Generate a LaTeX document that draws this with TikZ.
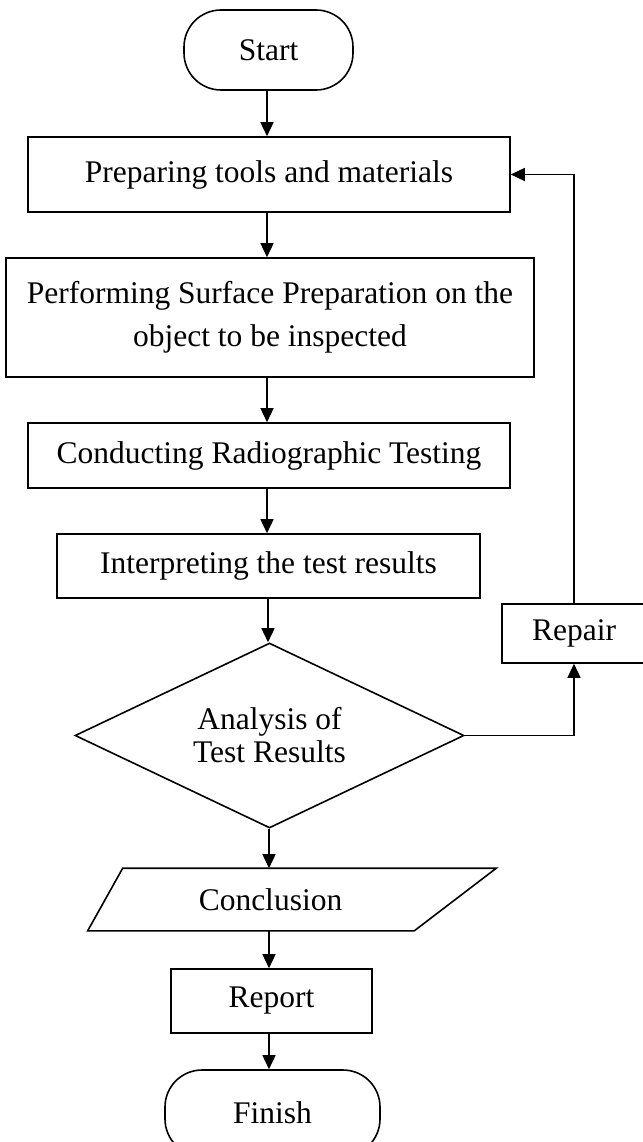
\documentclass[tikz,border=0pt]{standalone}
\usepackage{fontspec}
\setmainfont{Liberation Serif}
\usetikzlibrary{arrows.meta,shapes.geometric}
\begin{document}
\begin{tikzpicture}[x=1pt,y=-1pt,
  base/.style={line width=1.6pt, font=\fontsize{31.5}{36}\selectfont, inner sep=0pt, align=center},
  box/.style={base, draw, rectangle},
  term/.style={base, draw, rectangle, rounded corners=37pt},
  dec/.style={base, draw, diamond},
  plain/.style={base},
  arr/.style={line width=1.5pt, -{Triangle[width=13pt,length=14pt]}}
]
\useasboundingbox (0,0) rectangle (642,1142);

\node[term, minimum width=169pt, minimum height=80pt] (start) at (268.5,50) {Start};
\node[box, minimum width=482pt, minimum height=75pt] (b1) at (269,174.5) {\raisebox{6pt}{Preparing tools and materials}};
\node[box, minimum width=528pt, minimum height=119pt, font=\fontsize{31.5}{43}\selectfont] (b2) at (270,317.5) {Performing Surface Preparation on the\\object to be inspected};
\node[box, minimum width=482pt, minimum height=65pt] (b3) at (269,455.5) {Conducting Radiographic Testing};
\node[box, minimum width=423pt, minimum height=64pt] (b4) at (268.5,566) {Interpreting the test results};
\node[dec, minimum width=389pt, minimum height=185pt] (dia) at (269.5,735.5) {};
\node[plain, font=\fontsize{31.5}{33}\selectfont] (diatext) at (dia.center) {Analysis of\\Test Results};
\node[box, minimum width=144pt, minimum height=59pt] (rep) at (574,633.5) {Repair};
\node[plain, minimum width=250pt, minimum height=61pt] (concl) at (270.5,899.5) {Conclusion};
\draw[line width=1.6pt] ([xshift=-22pt]concl.north west) -- ([xshift=100pt]concl.north east) -- ([xshift=18pt]concl.south east) -- ([xshift=-57pt]concl.south west) -- cycle;
\node[box, minimum width=201pt, minimum height=64pt] (rpt) at (271.5,1001) {Report};
\node[term, minimum width=215pt, minimum height=86pt] (fin) at (272.5,1113) {\raisebox{-1pt}{Finish}};

\draw[arr] (start.south -| 267,0) -- (267,0 |- b1.north);
\draw[arr] (b1.south -| 267,0) -- (267,0 |- b2.north);
\draw[arr] (b2.south -| 267,0) -- (267,0 |- b3.north);
\draw[arr] (b3.south -| 267,0) -- (267,0 |- b4.north);
\draw[arr] (b4.south -| 268,0) -- (268,0 |- dia.north);
\draw[arr] (dia.south -| 269,0) -- (269,0 |- concl.north);
\draw[arr] (concl.south -| 269,0) -- (269,0 |- rpt.north);
\draw[arr] (rpt.south -| 269,0) -- (269,0 |- fin.north);
\draw[arr] (dia.east) -| (rep.south);
\draw[arr] (rep.north) |- (b1.east);
\end{tikzpicture}
\end{document}
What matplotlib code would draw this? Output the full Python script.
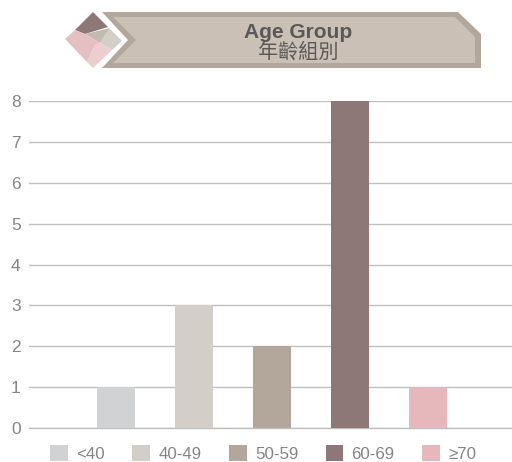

·····

> Written task
Skip the pictures and quote each line of the entries above, from the first through the line with "(0,0) rectangle (642,1142);", exactly as it appears.

> The result
Generate a LaTeX document that draws this with TikZ.
\documentclass[tikz,border=0pt]{standalone}
\usepackage{fontspec}
\setmainfont{Liberation Serif}
\usetikzlibrary{arrows.meta,shapes.geometric}
\begin{document}
\begin{tikzpicture}[x=1pt,y=-1pt,
  base/.style={line width=1.6pt, font=\fontsize{31.5}{36}\selectfont, inner sep=0pt, align=center},
  box/.style={base, draw, rectangle},
  term/.style={base, draw, rectangle, rounded corners=37pt},
  dec/.style={base, draw, diamond},
  plain/.style={base},
  arr/.style={line width=1.5pt, -{Triangle[width=13pt,length=14pt]}}
]
\useasboundingbox (0,0) rectangle (642,1142);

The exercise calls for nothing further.